Here is a list of the reports you can pull in from Shopify Direct Query, along with a short description of each report. All Shopify reports include a Multiple Auths version that can be used to pull data for multiple shops simultaneously.

  • Abandoned Checkouts: All order sessions abandoned mid-checkout within the selected date range, including ID, token, cart token, email, date, referring site, source details, price, discount, subtotal, taxes included, total line items price, total, tax, weight, billing and shipping information, etc.
  • Customers: All customers, including orders count, state, total amount spent, multipass identifier, and tags.
  • Items Sold: A list of all items purchased, including item name and ID, order name and ID, order date, shop name, quantity, price, weight, SKU, vendor, fulfillment status, etc.
  • Orders: All processed orders matching the selected date range, including date created, date closed, gateway, total price, subtotal, weight details, currency type, tax details, order status, cancel reason, cancel date, customer info, discount codes, financial status, fulfillment information, etc.
  • Refunds: All refunds, including refund ID, created date, processed date, refund line items, transactions, restock, notes, user ID, etc.
  • Product List: A list of all products published to the shop inventory, including product name and ID, created date, images, options, product type, tags, variants, inventory quantity, price, restock information, vendor, etc.
  • Shops Timezone: Details for the selected shop(s), including location, time zone, UTC Offset, etc.

Shopify API Docs

https://shopify.dev/docs/admin-api/rest/reference

You shouldn't have to look at these docs very often.

FAQs + Tips and Tricks

What does the (Report Name)- Multiple Auth's mean?

These reports allow you to combine information from multiple businesses into one metric easily. When you select this endpoint you will have an additionally option to select which stores you would like to include before you pull the data into Grow.

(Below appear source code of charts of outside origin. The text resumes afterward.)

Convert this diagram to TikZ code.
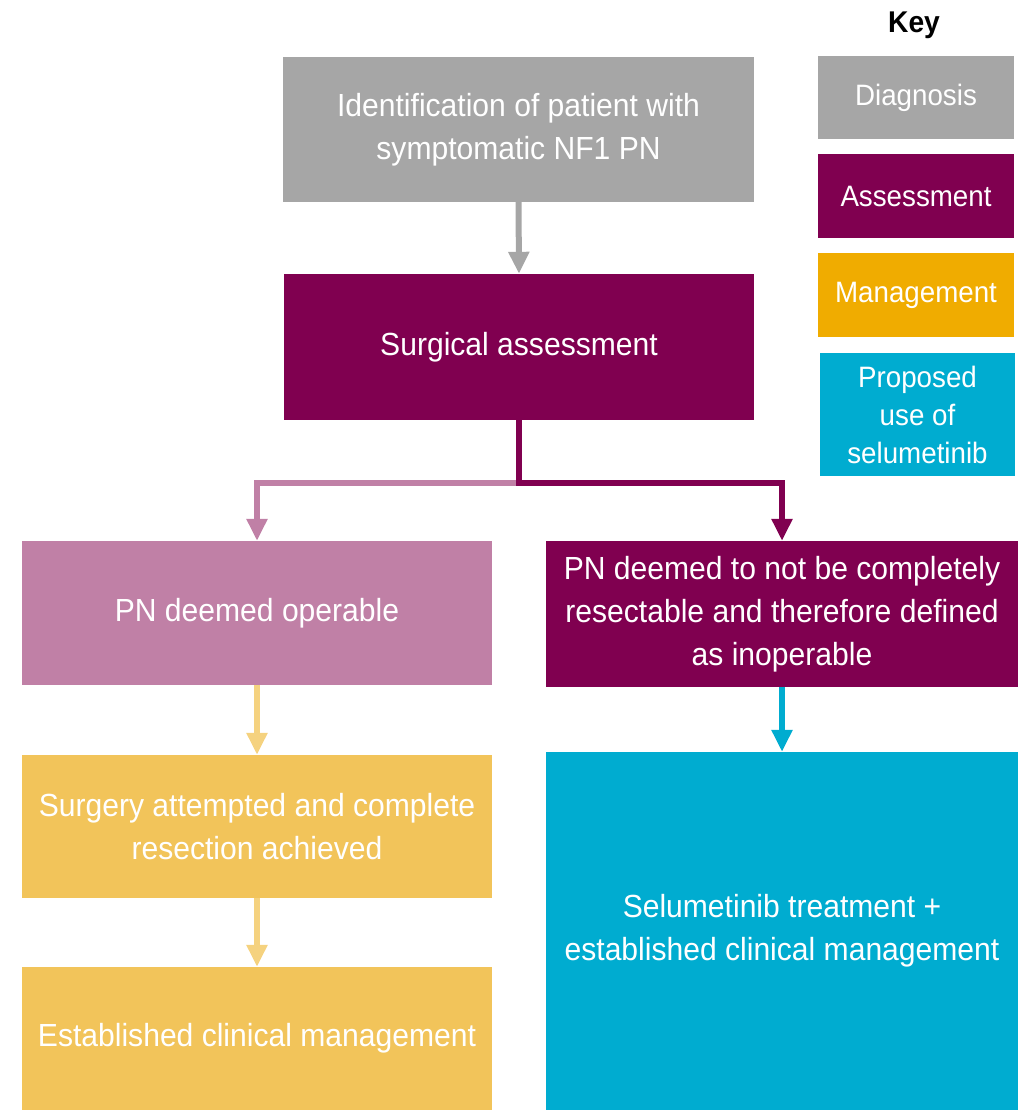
\documentclass[tikz,border=0pt]{standalone}
\usepackage{fontspec}
\setmainfont{Liberation Sans}[FakeStretch=0.94]
\usetikzlibrary{arrows.meta}
\definecolor{cdiag}{RGB}{166,166,166}
\definecolor{cassess}{RGB}{128,0,80}
\definecolor{cassesslt}{RGB}{192,128,166}
\definecolor{cmgmt}{RGB}{240,172,0}
\definecolor{cmgmtlt}{RGB}{242,196,90}
\definecolor{cmgmtarr}{RGB}{245,210,127}
\definecolor{cselu}{RGB}{0,172,208}
\tikzset{
  box/.style={rectangle, inner sep=0pt, align=center, text=white,
    font=\fontsize{32}{43}\selectfont},
  keybox/.style={box, minimum width=196, font=\fontsize{29.5}{38}\selectfont},
  conn/.style={line width=6, -{Triangle[width=20,length=22]}},
}
\begin{document}
\begin{tikzpicture}[x=1pt,y=-1pt]
\useasboundingbox (0,0) rectangle (1024,1110);
\node[box, fill=cdiag, minimum width=471, minimum height=145] (top) at (518.5,129.5)
  {Identification of patient with\\symptomatic NF1 PN};
\node[box, fill=cassess, minimum width=470, minimum height=146] (surg) at (519,347)
  {Surgical assessment};
\node[box, fill=cassesslt, minimum width=470, minimum height=144] (op) at (257,613)
  {PN deemed operable};
\node[box, fill=cassess, minimum width=472, minimum height=146] (inop) at (782,614)
  {PN deemed to not be completely\\resectable and therefore defined\\as inoperable};
\node[box, fill=cmgmtlt, minimum width=470, minimum height=143] (surgery) at (257,826.5)
  {Surgery attempted and complete\\resection achieved};
\node[box, fill=cmgmtlt, minimum width=470, minimum height=143] (est) at (257,1038.5)
  {Established clinical management};
\node[box, fill=cselu, minimum width=472, minimum height=358] (selu) at (782,931)
  {Selumetinib treatment +\\established clinical management};
% key
\node[font=\fontsize{30}{36}\selectfont\bfseries] (keytitle) at (914,25) {Key};
\node[keybox, fill=cdiag, minimum height=83] (kdiag) at (916,97.5) {Diagnosis};
\node[keybox, fill=cassess, minimum height=84] (kassess) at (916,196) {Assessment};
\node[keybox, fill=cmgmt, minimum height=84] (kmgmt) at (916,295) {Management};
\node[keybox, fill=cselu, minimum width=195, minimum height=123] (kprop) at (917.5,414.5)
  {Proposed\\use of\\selumetinib};
% connectors
\draw[conn, cdiag] (top.south) -- (surg.north);
\coordinate (split) at ([yshift=-63]surg.south);
\draw[conn, cassesslt] (split) -| (op.north);
\draw[line width=6, cassess] (surg.south) -- (split);
\draw[conn, cassess] ([xshift=-3]split) -| (inop.north);
\draw[conn, cmgmtarr] (op.south) -- (surgery.north);
\draw[conn, cmgmtarr] (surgery.south) -- (est.north);
\draw[conn, cselu] (inop.south) -- (selu.north);
\end{tikzpicture}
\end{document}
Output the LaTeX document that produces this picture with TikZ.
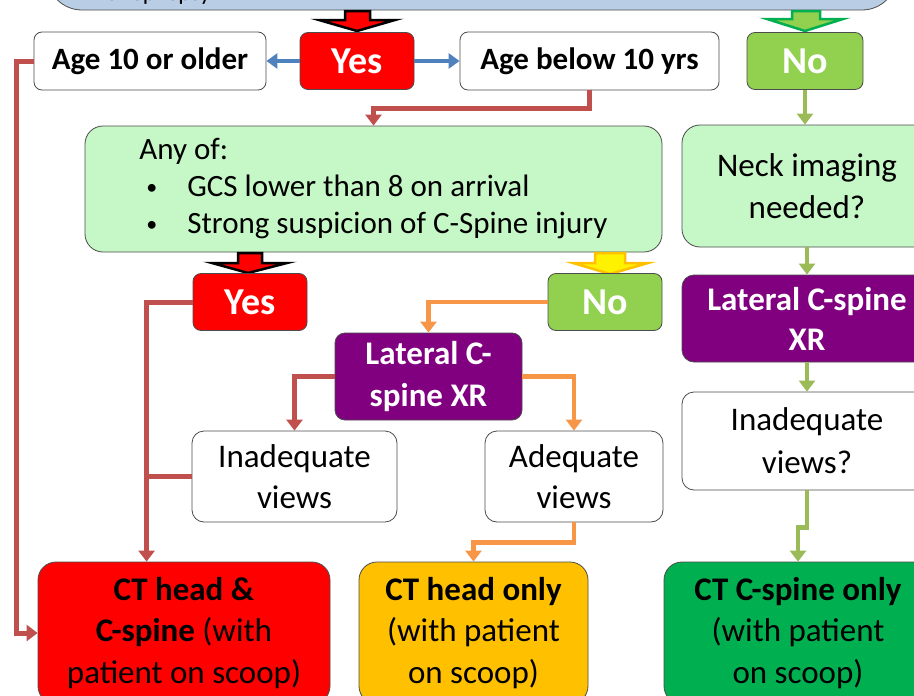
\documentclass[tikz,border=0pt]{standalone}
\usepackage{fontspec}
\setmainfont{Carlito}
\usetikzlibrary{arrows.meta}
\definecolor{topblue}{RGB}{185,205,229}
\definecolor{nogreen}{RGB}{146,208,80}
\definecolor{palegreen}{RGB}{198,247,198}
\definecolor{xrpurple}{RGB}{128,0,128}
\definecolor{ctamber}{RGB}{255,192,0}
\definecolor{ctgreen}{RGB}{0,176,80}
\definecolor{lnred}{RGB}{192,80,77}
\definecolor{lnblue}{RGB}{79,129,189}
\definecolor{lnorange}{RGB}{247,150,70}
\definecolor{lngreen}{RGB}{155,187,89}
\newcommand{\smallbul}{\makebox[41pt][l]{\raisebox{2pt}{\fontsize{22}{22}\selectfont\textbullet}}}

\begin{document}
\begin{tikzpicture}[x=1pt, y=-1pt,
  box/.style={draw=black!70, line width=0.8pt, rounded corners=8pt, align=center, inner sep=2pt},
  yesno/.style={box, text=white, font=\fontsize{38}{40}\selectfont\bfseries, minimum width=114pt, minimum height=57pt},
  agebox/.style={box, fill=white, font=\fontsize{31}{36}\selectfont\bfseries, minimum height=58pt},
  bigbox/.style={box, rounded corners=18pt, font=\fontsize{33}{41.5}\selectfont},
  blockarrow/.style={line width=2.5pt, line join=miter},
  redline/.style={draw=lnred, line width=5pt},
  redarrow/.style={redline, -{Triangle[width=16pt,length=11pt]}},
  bluearrow/.style={draw=lnblue, line width=4pt, -{Triangle[width=15pt,length=11pt]}},
  orangearrow/.style={draw=lnorange, line width=4.5pt, -{Triangle[width=16pt,length=11pt]}},
  greenarrow/.style={draw=lngreen, line width=4.5pt, -{Triangle[width=16pt,length=11pt]}}]
  \useasboundingbox (0,0) rectangle (914,696);

  % cut-off question at the top
  \node[box, fill=topblue, rounded corners=35pt, minimum width=850pt, minimum height=100pt] (Q) at (472,-40) {};
  \node[anchor=base west, font=\fontsize{24}{29}\selectfont] (Qt) at (102,1) {of epilepsy};
  \draw[blockarrow, fill=red, draw=black] (345,11) -- (370,11) -- (370,20) -- (395,20) -- (357,31) -- (319,20) -- (345,20) -- cycle;
  \draw[blockarrow, fill=nogreen, draw=ctgreen] (792,11) -- (820,11) -- (820,19) -- (843,19) -- (805,31) -- (767,19) -- (792,19) -- cycle;

  % first answer row
  \node[yesno, fill=red] (Y1) at (357,61) {Yes};
  \node[agebox, minimum width=232pt] (A1) at (150,61) {Age 10 or older};
  \node[agebox, minimum width=259pt] (A2) at (589.5,61) {Age below 10 yrs};
  \node[yesno, fill=nogreen, minimum width=116pt] (N1) at (805,61) {No};

  % younger children
  \node[bigbox, fill=palegreen, align=left, minimum width=577pt, minimum height=126pt,
        font=\fontsize{31}{37}\selectfont] (G) at (373.5,189)
    {Any of:\\
     \hspace*{7pt}\smallbul GCS lower than 8 on arrival\\
     \hspace*{7pt}\smallbul Strong suspicion of C-Spine injury};
  \draw[blockarrow, fill=red, draw=black] (238,253) -- (262,253) -- (262,263) -- (287,263) -- (248,273) -- (212,263) -- (238,263) -- cycle;
  \draw[blockarrow, fill=yellow, draw=ctamber] (595,253) -- (625,253) -- (625,263) -- (648,263) -- (610,274) -- (573,263) -- (595,263) -- cycle;
  \node[yesno, fill=red] (Y2) at (250,302) {Yes};
  \node[yesno, fill=nogreen] (N2) at (605,302) {No};
  \node[bigbox, rounded corners=10pt, fill=xrpurple, text=white, font=\fontsize{33}{42}\selectfont\bfseries,
        minimum width=187pt, minimum height=87pt] (L1) at (428.5,376.5) {Lateral C-\\spine XR};
  \node[bigbox, rounded corners=12pt, fill=white, minimum width=205pt, minimum height=91pt] (I1) at (294.5,476.5) {Inadequate\\views};
  \node[bigbox, rounded corners=12pt, fill=white, minimum width=178pt, minimum height=91pt] (Ad) at (574,476.5) {Adequate\\views};

  % right column
  \node[bigbox, fill=palegreen, minimum width=250pt, minimum height=122pt] (K) at (807,186) {Neck imaging\\needed?};
  \node[bigbox, rounded corners=12pt, fill=xrpurple, text=white, font=\fontsize{33}{40}\selectfont\bfseries,
        minimum width=250pt, minimum height=87pt] (L2) at (807,318.5) {Lateral C-spine\\XR};
  \node[bigbox, rounded corners=12pt, fill=white, font=\fontsize{33}{43}\selectfont,
        minimum width=250pt, minimum height=98pt] (I2) at (807,441) {Inadequate\\views?};

  % outcomes
  \node[bigbox, fill=red, minimum width=292pt, minimum height=142pt] (C1) at (184,633)
    {\textbf{CT head \&}\\\textbf{C-spine} (with\\patient on scoop)};
  \node[bigbox, fill=ctamber, minimum width=229pt, minimum height=142pt] (C2) at (473.5,633)
    {\textbf{CT head only}\\(with patient\\on scoop)};
  \node[bigbox, fill=ctgreen, minimum width=268pt, minimum height=142pt] (C3) at (798,633)
    {\textbf{CT C-spine only}\\(with patient\\on scoop)};

  % connectors
  \draw[bluearrow] (Y1) -- (A1);
  \draw[bluearrow] (Y1) -- (A2);
  \draw[redarrow] (A2.south) -- ++(0,18) -| (G.north);
  \draw[redarrow] (A1.west) -- ++(-17,0) |- (C1.west);
  \draw[redarrow] (Y2.west) -- ++(-46,0) coordinate (J) -- (J |- C1.north);
  \draw[redline] (I1.west) -- (I1.west -| J);
  \draw[orangearrow] (N2.west) -| (L1.north);
  \draw[redarrow] (L1.west) -| (I1.north);
  \draw[orangearrow] (L1.east) -| (Ad.north);
  \draw[orangearrow] (Ad.south) -- ++(0,20) -| (C2.north);
  \draw[greenarrow] (N1.south) -- (N1.south |- K.north);
  \draw[greenarrow] (K) -- (L2);
  \draw[greenarrow] (L2) -- (I2);
  \draw[greenarrow] (I2.south) -- ++(0,37) -| (C3.north);
\end{tikzpicture}
\end{document}
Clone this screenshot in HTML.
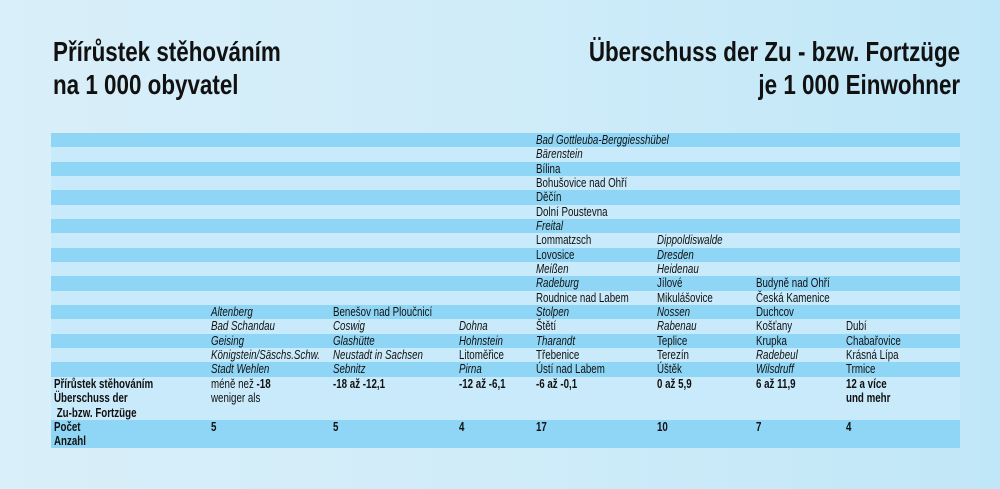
<!DOCTYPE html>
<html><head><meta charset="utf-8"><style>
html,body{margin:0;padding:0}
body{width:1000px;height:489px;position:relative;overflow:hidden;
background:linear-gradient(90deg,#d9eff9 0%,#d0ecf9 50%,#c0e7f8 100%);
font-family:"Liberation Sans",sans-serif;color:#111}
.t{position:absolute;font-weight:bold;font-size:28px;line-height:33px;white-space:nowrap}
.tl{left:53px;top:35px;transform:scaleX(.8);transform-origin:left top}
.tr{right:40px;top:35px;text-align:right;transform:scaleX(.8);transform-origin:right top}
.row{position:absolute;left:51px;width:909px;height:14.33px}
.d{background:#8fd5f5}.l{background:#c9eafa}
.c{position:absolute;font-size:12.5px;line-height:14.33px;white-space:nowrap;transform:scaleX(.78);transform-origin:left top}
i{font-style:italic}
b{font-weight:bold}
</style></head><body>
<div class="t tl">Přírůstek stěhováním<br>na 1 000 obyvatel</div>
<div class="t tr">Überschuss der Zu - bzw. Fortzüge<br>je 1 000 Einwohner</div>

<div class="row d" style="top:133px"></div>
<div class="row l" style="top:147.3px"></div>
<div class="row d" style="top:161.7px"></div>
<div class="row l" style="top:176px"></div>
<div class="row d" style="top:190.3px"></div>
<div class="row l" style="top:204.7px"></div>
<div class="row d" style="top:219px"></div>
<div class="row l" style="top:233.3px"></div>
<div class="row d" style="top:247.7px"></div>
<div class="row l" style="top:262px"></div>
<div class="row d" style="top:276.3px"></div>
<div class="row l" style="top:290.7px"></div>
<div class="row d" style="top:305px"></div>
<div class="row l" style="top:319.3px"></div>
<div class="row d" style="top:333.7px"></div>
<div class="row l" style="top:348px"></div>
<div class="row d" style="top:362.3px"></div>
<div class="row l" style="top:376.7px;height:43.3px"></div>
<div class="row d" style="top:420px;height:28px"></div>

<div class="c" style="left:536px;top:133px"><i>Bad Gottleuba-Berggiesshübel</i><br><i>Bärenstein</i><br>Bílina<br>Bohušovice nad Ohří<br>Děčín<br>Dolní Poustevna<br><i>Freital</i><br>Lommatzsch<br>Lovosice<br><i>Meißen</i><br><i>Radeburg</i><br>Roudnice nad Labem<br><i>Stolpen</i><br>Štětí<br><i>Tharandt</i><br>Třebenice<br>Ústí nad Labem</div>
<div class="c" style="left:657px;top:233.3px"><i>Dippoldiswalde</i><br><i>Dresden</i><br><i>Heidenau</i><br>Jílové<br>Mikulášovice<br><i>Nossen</i><br><i>Rabenau</i><br>Teplice<br>Terezín<br>Úštěk</div>
<div class="c" style="left:756px;top:276.3px">Budyně nad Ohří<br>Česká Kamenice<br>Duchcov<br>Košťany<br>Krupka<br><i>Radebeul</i><br><i>Wilsdruff</i></div>
<div class="c" style="left:846px;top:319.3px">Dubí<br>Chabařovice<br>Krásná Lípa<br>Trmice</div>
<div class="c" style="left:211px;top:305px"><i>Altenberg</i><br><i>Bad Schandau</i><br><i>Geising</i><br><i>Königstein/Säschs.Schw.</i><br><i>Stadt Wehlen</i></div>
<div class="c" style="left:333px;top:305px">Benešov nad Ploučnicí<br><i>Coswig</i><br><i>Glashütte</i><br><i>Neustadt in Sachsen</i><br><i>Sebnitz</i></div>
<div class="c" style="left:459px;top:319.3px"><i>Dohna</i><br><i>Hohnstein</i><br>Litoměřice<br><i>Pirna</i></div>

<div class="c" style="left:54px;top:377px"><b>Přírůstek stěhováním<br>Überschuss der<br>&nbsp;Zu-bzw. Fortzüge</b></div>
<div class="c" style="left:211px;top:377px">méně než <b>-18</b><br>weniger als</div>
<div class="c" style="left:333px;top:377px"><b>-18 až -12,1</b></div>
<div class="c" style="left:459px;top:377px"><b>-12 až -6,1</b></div>
<div class="c" style="left:536px;top:377px"><b>-6 až -0,1</b></div>
<div class="c" style="left:657px;top:377px"><b>0 až 5,9</b></div>
<div class="c" style="left:756px;top:377px"><b>6 až 11,9</b></div>
<div class="c" style="left:846px;top:377px"><b>12 a více<br>und mehr</b></div>
<div class="c" style="left:54px;top:420px"><b>Počet<br>Anzahl</b></div>
<div class="c" style="left:211px;top:420px"><b>5</b></div>
<div class="c" style="left:333px;top:420px"><b>5</b></div>
<div class="c" style="left:459px;top:420px"><b>4</b></div>
<div class="c" style="left:536px;top:420px"><b>17</b></div>
<div class="c" style="left:657px;top:420px"><b>10</b></div>
<div class="c" style="left:756px;top:420px"><b>7</b></div>
<div class="c" style="left:846px;top:420px"><b>4</b></div>
</body></html>
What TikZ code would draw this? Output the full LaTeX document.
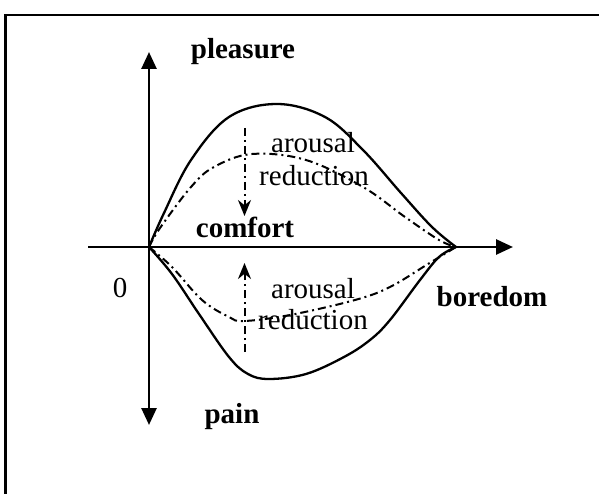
\documentclass[tikz,border=0pt]{standalone}
\usepackage{fontspec}
\setmainfont{Liberation Serif}
\usetikzlibrary{arrows.meta}
\begin{document}
\begin{tikzpicture}[x=1pt,y=-1pt,
  lbl/.style={inner sep=0pt,anchor=base,font=\fontsize{29}{30}\selectfont},
  blbl/.style={lbl,font=\fontsize{29}{30}\selectfont\bfseries},
  axisline/.style={line width=2.7pt,-{Triangle[length=17pt,width=15pt]}},
  solidcurve/.style={line width=2.3pt},
  dashdotcurve/.style={line width=2pt,dash pattern=on 8pt off 4pt on 2pt off 4pt},
  reduce/.style={line width=2pt,dash pattern=on 8pt off 4pt on 2pt off 4pt},
  reducetip/.style={line width=2pt,solid,-{Stealth[length=16pt,width=13pt]}}]
\useasboundingbox (0,0) rectangle (599,494);
% frame
\draw[line width=2.2pt] (5.5,494) -- (5.5,15) -- (599,15);
% key coordinates
\coordinate (O) at (149,247);
\coordinate (E) at (456,247);
\coordinate (ytop) at (149,52);
\coordinate (ybot) at (149,425);
\coordinate (xleft) at (88,247);
\coordinate (xright) at (513,247);
\coordinate (a1s) at (244.5,128);
\coordinate (a1m) at (244.5,205);
\coordinate (a1e) at (244.5,216);
\coordinate (a2s) at (244.5,352);
\coordinate (a2m) at (244.5,274);
\coordinate (a2e) at (244.5,263);
% axes
\draw[axisline] (O) -- (ytop);
\draw[axisline] (O) -- (ybot);
\draw[line width=2.7pt] (xleft) -- (O);
\draw[axisline] (O) -- (xright);
% upper solid curve
\draw[solidcurve] plot[smooth,tension=0.6] coordinates {(149,247) (164,213) (191,160) (229,117) (277,104) (325,117) (363,150) (401,193) (432,227) (456,247)};
% upper dash-dot curve
\draw[dashdotcurve] plot[smooth,tension=0.6] coordinates {(149,247) (160,228) (191,187) (214,167) (252,154) (306,160) (363,187) (405,217) (439,240) (456,247)};
% lower solid curve
\draw[solidcurve] plot[smooth,tension=0.6] coordinates {(149,247) (172,274) (199,314) (229,357) (248,374) (269,379) (306,374) (344,357) (370,340) (390,320) (420,280) (439,257) (456,247)};
% lower dash-dot curve
\draw[dashdotcurve] plot[smooth,tension=0.6] coordinates {(149,247) (172,267) (202,300) (229,317) (244,321) (290,315) (355,300) (390,287) (428,264) (456,247)};
% arousal reduction arrows
\draw[reduce] (a1s) -- (a1m);
\draw[reducetip] (a1m) -- (a1e);
\draw[reduce] (a2s) -- (a2m);
\draw[reducetip] (a2m) -- (a2e);
% labels
\node[blbl] (pleasure) at (243,59) {pleasure};
\node[blbl] (comfort) at (245,237) {comfort};
\node[blbl] (pain) at (232,423) {pain};
\node[blbl] (boredom) at (492,306) {boredom};
\node[lbl] (zero) at (120,297) {0};
\node[lbl] (ar1) at (313,153) {arousal};
\node[lbl] (rd1) at (314,186) {reduction};
\node[lbl] (ar2) at (313,298) {arousal};
\node[lbl] (rd2) at (313,329) {reduction};
\end{tikzpicture}
\end{document}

Data Accuracy and ShopifyQL

Because of some differences between the Shopify Admin API and Shopify's internal sales reports, Grow reports often show slight differences in amounts when compared to your internal reports in your Shopify account. This does not mean that data in Grow is incorrect, simply that the internal logic that is applied to generate the numbers seen in Shopify is removed. Many clients create their own logic and view the numbers the way they want to view them while others have found success in recreating the same logic.

I'm trying to pull in data going back several months, but it's not working or it's taking a long time.

Retrieving data through Direct Query can take a long time. To avoid this delay, you can use the Warehouse feature of Grow. Refer Data Warehousing for more details.

Multiple Reports

When pulling from Shopify, it's important to only pull one report at a time. If you try to pull two different reports at the same time, it can overload the connection to Shopify and cause the app to freeze. You'll need to wait for the first report to finish loading before you click connect on the next one.

Time Zones

The time zones used by Shopify to separate days and months of data are specific to the time zone of the shop you're pulling data for. The Grow app uses Coordinated Universal Time (UTC) for its in-app transforms, so the data may look different in Grow. We've included the Shops Timezone report to make it easier to offset your local time to UTC and make sure your dates are grouping correctly.